> **WORK TO DO**: Print, word for word, every line from the beginning of the listing up to and including the line with "import matplotlib.transforms as mtransforms". Pictures are to be excluded.

A block of data
------------------------------------------------------------------------
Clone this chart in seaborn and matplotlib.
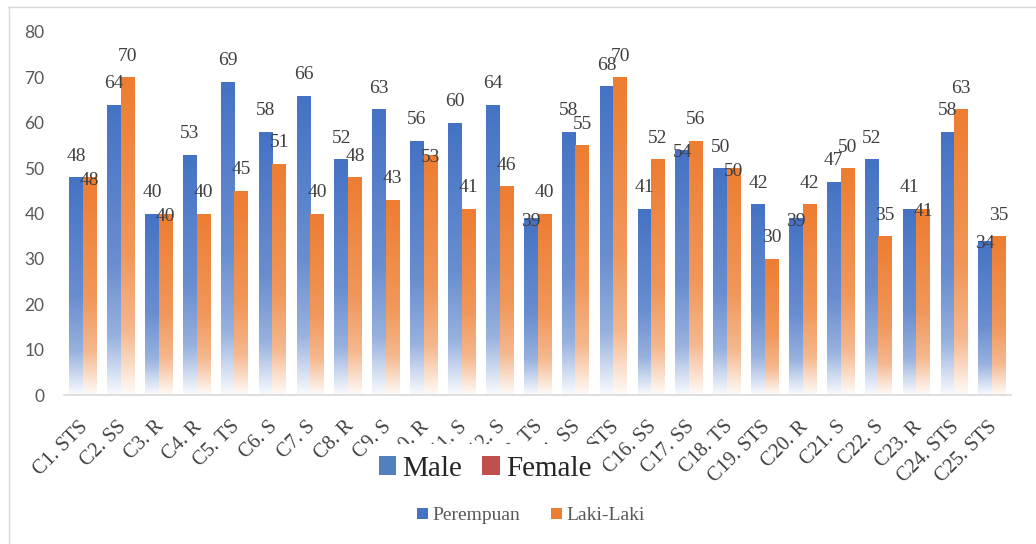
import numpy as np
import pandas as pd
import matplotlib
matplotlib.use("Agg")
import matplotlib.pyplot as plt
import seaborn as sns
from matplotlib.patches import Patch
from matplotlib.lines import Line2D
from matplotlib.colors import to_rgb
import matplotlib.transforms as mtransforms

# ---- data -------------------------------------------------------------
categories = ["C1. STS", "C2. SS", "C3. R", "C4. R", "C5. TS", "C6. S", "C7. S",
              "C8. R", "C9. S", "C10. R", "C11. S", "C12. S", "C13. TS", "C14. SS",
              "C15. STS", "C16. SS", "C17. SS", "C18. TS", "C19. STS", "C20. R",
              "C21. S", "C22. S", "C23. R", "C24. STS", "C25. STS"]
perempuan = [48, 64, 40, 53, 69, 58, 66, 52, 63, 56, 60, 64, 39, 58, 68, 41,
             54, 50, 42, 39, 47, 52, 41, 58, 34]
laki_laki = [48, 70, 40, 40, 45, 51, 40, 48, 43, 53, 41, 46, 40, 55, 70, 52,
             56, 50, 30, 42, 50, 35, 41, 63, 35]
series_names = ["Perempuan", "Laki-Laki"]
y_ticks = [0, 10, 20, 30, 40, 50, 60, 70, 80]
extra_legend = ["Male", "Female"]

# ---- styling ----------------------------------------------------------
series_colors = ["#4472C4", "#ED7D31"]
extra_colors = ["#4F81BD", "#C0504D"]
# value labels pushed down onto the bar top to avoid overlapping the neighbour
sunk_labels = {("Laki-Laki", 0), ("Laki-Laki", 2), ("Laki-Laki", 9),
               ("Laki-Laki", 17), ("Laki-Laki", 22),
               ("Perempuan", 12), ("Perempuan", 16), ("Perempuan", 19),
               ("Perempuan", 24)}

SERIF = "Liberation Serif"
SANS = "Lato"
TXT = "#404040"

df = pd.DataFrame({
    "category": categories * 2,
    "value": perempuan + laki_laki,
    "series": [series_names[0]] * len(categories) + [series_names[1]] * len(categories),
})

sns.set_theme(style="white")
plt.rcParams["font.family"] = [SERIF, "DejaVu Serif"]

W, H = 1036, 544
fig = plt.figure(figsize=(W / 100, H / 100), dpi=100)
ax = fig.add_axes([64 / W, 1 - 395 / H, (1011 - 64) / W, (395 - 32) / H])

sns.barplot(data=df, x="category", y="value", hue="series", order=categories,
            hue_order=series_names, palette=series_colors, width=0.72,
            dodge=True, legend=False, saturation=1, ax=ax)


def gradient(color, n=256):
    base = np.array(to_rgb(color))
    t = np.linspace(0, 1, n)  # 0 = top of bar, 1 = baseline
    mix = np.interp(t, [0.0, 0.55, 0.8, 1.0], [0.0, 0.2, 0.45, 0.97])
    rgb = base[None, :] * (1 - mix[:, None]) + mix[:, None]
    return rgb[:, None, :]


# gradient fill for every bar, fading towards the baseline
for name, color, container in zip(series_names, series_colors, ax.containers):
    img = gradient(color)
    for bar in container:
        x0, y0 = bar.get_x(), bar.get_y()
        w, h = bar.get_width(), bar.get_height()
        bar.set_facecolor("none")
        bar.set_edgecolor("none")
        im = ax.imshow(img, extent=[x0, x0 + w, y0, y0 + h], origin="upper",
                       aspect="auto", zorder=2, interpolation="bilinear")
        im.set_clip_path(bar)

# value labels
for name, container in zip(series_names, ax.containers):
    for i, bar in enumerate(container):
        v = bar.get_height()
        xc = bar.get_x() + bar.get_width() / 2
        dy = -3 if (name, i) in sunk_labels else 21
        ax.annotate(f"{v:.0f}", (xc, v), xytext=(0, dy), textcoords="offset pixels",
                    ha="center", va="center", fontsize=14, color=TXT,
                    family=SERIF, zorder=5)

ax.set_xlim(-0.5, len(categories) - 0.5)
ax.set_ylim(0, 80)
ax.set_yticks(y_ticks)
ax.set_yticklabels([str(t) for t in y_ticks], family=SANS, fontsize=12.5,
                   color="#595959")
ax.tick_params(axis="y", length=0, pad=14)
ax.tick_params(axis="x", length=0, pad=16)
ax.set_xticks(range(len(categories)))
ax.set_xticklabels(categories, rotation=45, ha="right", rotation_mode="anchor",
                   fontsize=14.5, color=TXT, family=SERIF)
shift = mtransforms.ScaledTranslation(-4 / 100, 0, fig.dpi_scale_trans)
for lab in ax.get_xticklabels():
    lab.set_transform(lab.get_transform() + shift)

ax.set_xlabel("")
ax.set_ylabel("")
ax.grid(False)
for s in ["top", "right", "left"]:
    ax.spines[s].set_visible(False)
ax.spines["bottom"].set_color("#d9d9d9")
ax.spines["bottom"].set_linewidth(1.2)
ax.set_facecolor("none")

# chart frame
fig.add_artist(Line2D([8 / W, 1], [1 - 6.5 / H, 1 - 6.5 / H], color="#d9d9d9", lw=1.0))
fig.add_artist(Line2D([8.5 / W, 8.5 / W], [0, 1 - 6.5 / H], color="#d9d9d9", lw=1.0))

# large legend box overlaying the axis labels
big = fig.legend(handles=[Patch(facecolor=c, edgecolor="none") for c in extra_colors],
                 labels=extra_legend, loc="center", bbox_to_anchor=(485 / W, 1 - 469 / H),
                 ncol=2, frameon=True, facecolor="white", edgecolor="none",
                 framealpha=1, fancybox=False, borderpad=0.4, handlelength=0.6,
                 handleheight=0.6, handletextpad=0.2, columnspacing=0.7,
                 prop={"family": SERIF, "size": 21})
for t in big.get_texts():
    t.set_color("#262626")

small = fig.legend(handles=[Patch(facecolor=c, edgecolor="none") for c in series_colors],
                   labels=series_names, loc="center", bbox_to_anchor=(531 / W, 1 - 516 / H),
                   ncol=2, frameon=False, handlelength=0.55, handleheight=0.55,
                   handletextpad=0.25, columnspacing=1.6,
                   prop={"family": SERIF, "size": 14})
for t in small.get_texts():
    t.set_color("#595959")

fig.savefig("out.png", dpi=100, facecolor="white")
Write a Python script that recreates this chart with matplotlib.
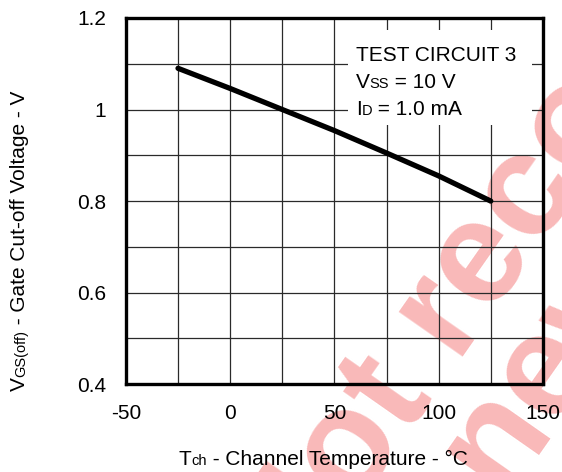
------------------------------------------------------------------------
> **WRITTEN SOLUTION**:
Clone this chart in seaborn and matplotlib.
import numpy as np
import pandas as pd
import matplotlib
matplotlib.use("Agg")
import matplotlib.pyplot as plt
import seaborn as sns
from matplotlib.patches import Patch
from matplotlib.lines import Line2D
from matplotlib.colors import to_rgb
import matplotlib.transforms as mtransforms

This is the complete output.